表1. 図1の各オプションにおけるトレードオフの比較ソリューションのオプション | 設計の柔軟性 | プリント基板上の占有面積 | ソリューションのコスト | 複雑さ/統合度 | EMC性能 |
1 | 低 | 低 | 低 | 低 | 中 |
2 | 低 | 低/中 | 低/中 | 低 | 高 |
3 | 高 | 中 | 中 | 中 | 高 |
CBMシステムのセンサー・ノードにマイクロコントローラを組み込めば、設計の柔軟性が高まります。ただ、その代償として、プリント基板上の占有面積とソフトウェアの複雑さが増します。CBMシステムのマスター・ノードはプロセッサを搭載しているので、図1のオプション3は、基本的にマイクロコントローラを2個使用するシステムになります。その場合、マスター・ノードにだけマイクロコントローラが存在するケースと比べて、起動や動作が遅くなります。
オプション1と同2は、設計の柔軟性は高くはありません。しかし、さほど複雑ではないトランスペアレントなSPI‐RS-485のリンクを実現でき、より迅速に実装できます。一方、オプション3では、マイクロコントローラとそれに付随する回路(クロック発振器や複数の受動部品など)によって、プリント基板の面積が大きくなります。それに比べると、オプション1と同2では、プリント基板の面積が小さく抑えられます。

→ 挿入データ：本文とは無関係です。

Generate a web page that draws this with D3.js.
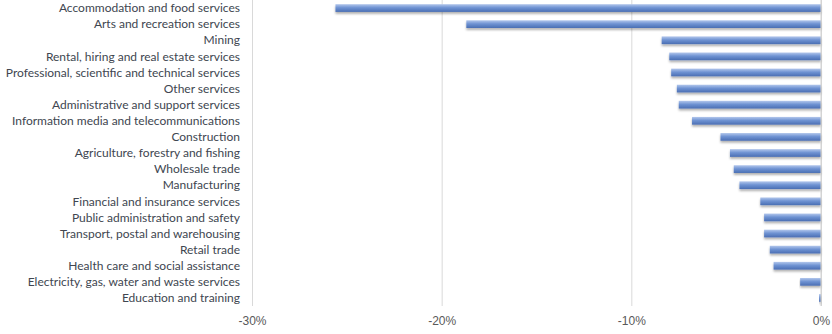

オプション2と同3に信号/電力の絶縁用のiCouplerデバイスを追加した場合、実装面積はわずかに増加します。しかし、RS-485/RS-422トランシーバーが内蔵する保護機能に頼る場合よりも、高いEMC性能が得られます。
データ・レートの低いソリューション
低いデータ・レート(2Mbps未満)で動作する有線アプリケーションでは、SPIエクステンダ「LTC4332」を利用するとよいでしょう。それにより、マスターと、スレーブのリモート・センサー・ノードとの間で、SPIリンクの堅牢性を高めることができます。LTC4332を使えば、割り込み信号を含むSPIデータを2本のツイスト・ペア・ケーブルを介して送信できます。このソリューションでは、標準的なソリューションと比べて、バスのケーブルを最大50%削減できます。そのため、コストを大幅に削減することが可能です。

図2. LTC4332の活用例。SPIエクステンダ・インターフェースにより、ケーブルのコストを削減できます。